Y, aunque parezca imposible, para Pennac es factible"reenamorar" a los adolescentes, y hacerlos encontrarle el gusto a perderse en las historias que narran los libros, a acercarse a ellos con confianza, con interés, y a reducir el profundo abismo que los separa, para construir una relación de intimidad. Para eso, se necesita la colaboración de los padres y de los maestros de las escuelas, quienes deben suscitar el placer, a través de la lectura en voz alta: una reconexión con aquel niño que escuchaba los cuentos que le leían sus papás antes de dormir. He ahí la clave.
Además de constituirse en una guía para los padres que desean ver a sus hijos leyendo, es un texto placentero para cualquiera que desee desentrañar los misterios del placer de leer. Y, también, permite ser menos severos con aquellos que no disfrutan de una buena lectura.
Para completar sus consideraciones, Pennac escribe los diez mandamientos del lector, o "los derechos imprescriptibles", que aquí reproduzco:
1) El derecho a no leer
2) El derecho a saltarse páginas
3)El derecho a no terminar un libro
4) El derecho a releer
5) El derecho a leer cualquier cosa
6) El derecho al bovarismo
7)El derecho a leer en cualquier parte
8)El derecho a picotear
9)El derecho a leer en voz alta
10)El derecho a callarnos

Los cínicos no sirven para este oficio



Si en Ébano se hace evidente la maestría de Ryszard Kapuscinski para hacer un buen periodismo, en Los cínicos no sirven para este oficio esa consideración se vuelve teoría. Es un compendio de conferencias y entrevistas realizadas a este autor, en las que se invoca una práctica profesional signada por el humanismo, por la sensibilidad y la estética narrativa.
Acostumbrados a ver en los medios esos textos fríos, secos, que tratan infructuosamente de ser entretenidos, nos podemos olvidar de que el periodismo no tiene nada que ver con eso. Nos podemos abandonar en la certeza de que el periodismo, para ser tal, tiene que ser rígido. Sin embargo, la perspectiva de Kapuscinski es otra, y está destinada a reivindicar el viejo oficio del periodista narrador, mediador y acercador de vidas aparentemente opuestas -las de los que forman el objeto del cuento, y las de los que lo leen-.
Una de las conferencias que se presentan en este libro, y que resulta mucho más que enriquecedora, es la que realiza este autor con John Berger, conocido escritor británico.

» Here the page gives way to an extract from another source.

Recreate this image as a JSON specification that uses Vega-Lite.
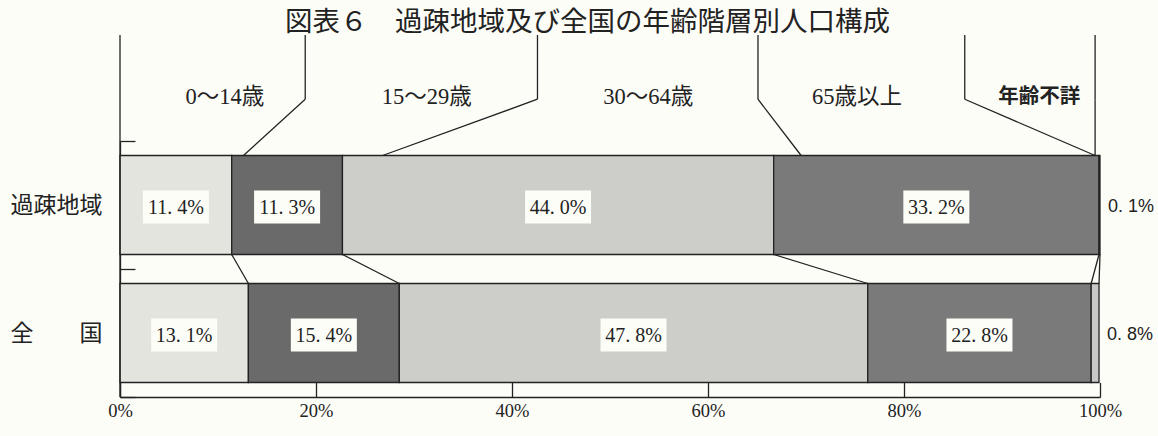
{
  "$schema": "https://vega.github.io/schema/vega-lite/v6.json",
  "width": 980,
  "height": 362,
  "autosize": {"type": "none"},
  "padding": {"left": 120, "top": 35, "right": 58, "bottom": 39},
  "background": "#fdfdf8",
  "title": {
    "text": "図表６　過疎地域及び全国の年齢階層別人口構成",
    "anchor": "start",
    "frame": "group",
    "dx": 165,
    "dy": 43,
    "offset": 3,
    "baseline": "bottom",
    "font": "Noto Sans CJK JP",
    "fontSize": 27.5,
    "fontWeight": "normal",
    "color": "#222222"
  },
  "config": {
    "view": {"stroke": null},
    "axis": {"grid": false, "domainColor": "#222222", "tickColor": "#222222", "labelColor": "#222222", "domainWidth": 1.3, "tickWidth": 1.3, "title": null},
    "axisX": {"tickSize": -14.5, "labelPadding": 19, "labelFlush": false, "labelFont": "Liberation Serif", "labelFontSize": 18.5},
    "axisY": {"tickBand": "extent", "tickSize": -15, "labelPadding": 33, "labelFont": "Noto Sans CJK JP", "labelFontSize": 23}
  },
  "datasets": {
    "pop": [
      {"region": "過疎地域", "age": "0〜14歳", "ord": 1, "value": 11.4},
      {"region": "過疎地域", "age": "15〜29歳", "ord": 2, "value": 11.3},
      {"region": "過疎地域", "age": "30〜64歳", "ord": 3, "value": 44.0},
      {"region": "過疎地域", "age": "65歳以上", "ord": 4, "value": 33.2},
      {"region": "過疎地域", "age": "年齢不詳", "ord": 5, "value": 0.1},
      {"region": "全国", "age": "0〜14歳", "ord": 1, "value": 13.1},
      {"region": "全国", "age": "15〜29歳", "ord": 2, "value": 15.4},
      {"region": "全国", "age": "30〜64歳", "ord": 3, "value": 47.8},
      {"region": "全国", "age": "65歳以上", "ord": 4, "value": 22.8},
      {"region": "全国", "age": "年齢不詳", "ord": 5, "value": 0.8}
    ],
    "header": [
      {"label": "0〜14歳", "lx": 10.7, "vx": 18.9, "px": 12.6},
      {"label": "15〜29歳", "lx": 31.3, "vx": 42.6, "px": 26.8},
      {"label": "30〜64歳", "lx": 53.9, "vx": 65.1, "px": 69.5},
      {"label": "65歳以上", "lx": 75.2, "vx": 86.2, "px": 99.5},
      {"label": "年齢不詳", "lx": 93.8, "vx": 99.5, "px": 99.5}
    ]
  },
  "layer": [
    {
      "data": {"name": "pop"},
      "transform": [
        {"stack": "value", "groupby": ["region"], "sort": [{"field": "ord"}], "as": ["x0", "x1"]},
        {"calculate": "(datum.x0 + datum.x1) / 2", "as": "mid"},
        {"calculate": "replace(format(datum.value, '.1f'), '.', '. ') + '%'", "as": "label"}
      ],
      "layer": [
        {
          "mark": {"type": "bar", "height": 99, "stroke": "#222222", "strokeWidth": 1.3},
          "encoding": {
            "x": {"field": "x0", "type": "quantitative", "scale": {"domain": [0, 100], "nice": false},
              "axis": {"values": [0, 20, 40, 60, 80, 100], "labelExpr": "datum.value + '%'", "title": null}},
            "x2": {"field": "x1"},
            "y": {"field": "region", "type": "nominal",
              "scale": {"domain": ["過疎地域", "全国"], "range": [106, 362], "paddingInner": 0, "paddingOuter": 0},
              "axis": {"title": null, "labelExpr": "datum.label == '全国' ? '全　　国' : datum.label"}},
            "color": {"field": "age", "type": "nominal", "legend": null,
              "scale": {"domain": ["0〜14歳", "15〜29歳", "30〜64歳", "65歳以上", "年齢不詳"], "range": ["#e4e4de", "#6a6a6a", "#cdcdc9", "#7a7a7a", "#c8c8c8"]}}
          }
        },
        {
          "transform": [{"filter": "datum.value > 5"}],
          "mark": {"type": "point", "shape": "M-1,-0.5H1V0.5H-1Z", "size": 4356, "filled": true, "opacity": 1, "fill": "#fdfdf8", "strokeWidth": 0, "yOffset": 2},
          "encoding": {
            "x": {"field": "mid", "type": "quantitative", "scale": {"domain": [0, 100], "nice": false}, "axis": {"title": null}},
            "y": {"field": "region", "type": "nominal", "axis": {"title": null}}
          }
        },
        {
          "transform": [{"filter": "datum.value > 5"}],
          "mark": {"type": "text", "font": "Liberation Serif", "fontSize": 20, "color": "#222222", "baseline": "middle", "dy": 3},
          "encoding": {
            "x": {"field": "mid", "type": "quantitative", "scale": {"domain": [0, 100], "nice": false}, "axis": {"title": null}},
            "y": {"field": "region", "type": "nominal", "axis": {"title": null}},
            "text": {"field": "label"}
          }
        },
        {
          "transform": [{"filter": "datum.age == '年齢不詳'"}],
          "mark": {"type": "text", "font": "Liberation Sans", "fontSize": 18, "color": "#222222", "align": "left", "baseline": "middle", "dx": 8, "dy": 2},
          "encoding": {
            "x": {"field": "x1", "type": "quantitative", "scale": {"domain": [0, 100], "nice": false}, "axis": {"title": null}},
            "y": {"field": "region", "type": "nominal", "axis": {"title": null}},
            "text": {"field": "label"}
          }
        },
        {
          "transform": [{"pivot": "region", "value": "x1", "groupby": ["age"]}],
          "mark": {"type": "rule", "color": "#222222", "strokeWidth": 1.3, "yOffset": 49.5, "y2Offset": -49.5},
          "encoding": {
            "x": {"field": "過疎地域", "type": "quantitative", "scale": {"domain": [0, 100], "nice": false}, "axis": {"title": null}},
            "x2": {"field": "全国"},
            "y": {"datum": "過疎地域", "type": "nominal", "axis": {"title": null}},
            "y2": {"datum": "全国"}
          }
        }
      ]
    },
    {
      "data": {"values": [{}]},
      "mark": {"type": "rule", "color": "#222222", "strokeWidth": 1.3},
      "encoding": {
        "x": {"datum": 0, "type": "quantitative", "scale": {"domain": [0, 100], "nice": false}, "axis": {"title": null}}
      }
    },
    {
      "data": {"name": "header"},
      "layer": [
        {
          "mark": {"type": "rule", "color": "#222222", "strokeWidth": 1.3},
          "encoding": {
            "x": {"field": "vx", "type": "quantitative", "scale": {"domain": [0, 100], "nice": false}, "axis": {"title": null}},
            "y": {"datum": 0, "type": "quantitative", "scale": {"domain": [0, 1], "range": [0, 120.5]}, "axis": null},
            "y2": {"datum": 0.533}
          }
        },
        {
          "mark": {"type": "rule", "color": "#222222", "strokeWidth": 1.3},
          "encoding": {
            "x": {"field": "vx", "type": "quantitative", "scale": {"domain": [0, 100], "nice": false}, "axis": {"title": null}},
            "x2": {"field": "px"},
            "y": {"datum": 0.533, "type": "quantitative", "axis": null},
            "y2": {"datum": 1}
          }
        },
        {
          "transform": [{"filter": "datum.label != '年齢不詳'"}],
          "mark": {"type": "text", "font": "Liberation Serif, Noto Sans CJK JP", "fontSize": 22.5, "color": "#222222", "baseline": "middle"},
          "encoding": {
            "x": {"field": "lx", "type": "quantitative", "scale": {"domain": [0, 100], "nice": false}, "axis": {"title": null}},
            "y": {"datum": 0.517, "type": "quantitative", "axis": null},
            "text": {"field": "label"}
          }
        },
        {
          "transform": [{"filter": "datum.label == '年齢不詳'"}],
          "mark": {"type": "text", "font": "Noto Sans CJK JP", "fontSize": 20.5, "fontWeight": "bold", "color": "#222222", "baseline": "middle"},
          "encoding": {
            "x": {"field": "lx", "type": "quantitative", "scale": {"domain": [0, 100], "nice": false}, "axis": {"title": null}},
            "y": {"datum": 0.517, "type": "quantitative", "axis": null},
            "text": {"field": "label"}
          }
        }
      ]
    }
  ],
  "resolve": {"scale": {"y": "independent"}}
}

Ambos sostienen una conversación fructífera sobre el papel de la observación en la confección de textos narrativos. No basta con leer libros, con enterarse a través de los medios de comunicación. Es preciso estar ahí, ver, oler, sentir. "Las fuentes son variadas. En la práctica hay de tres tipos. La principal son los otros, la gente. La segunda son los documentos, los libros, los artículos sobre el tema. La tercera fuente es el mundo que nos rodea, en el que estamos inmersos. Colores, temperaturas, atmósferas, climas, todo eso que llamamos imponderabilia, que es difícil de definir y que sin embargo es una parte esencial de la escritura", dice Kapuscinski en una de sus disertaciones.
Eso es el verdadero periodismo, el que no teme a ser imperfecto, porque está hecho por humanos imperfectos. El que no busca la verdad simplemente en la estadística, o en declaraciones de los representantes del poder. El que tiene como protagonista al ciudadano común, a la gente que define la cultura de un lugar. El que busca sus insumos también en la naturaleza, en los sentidos.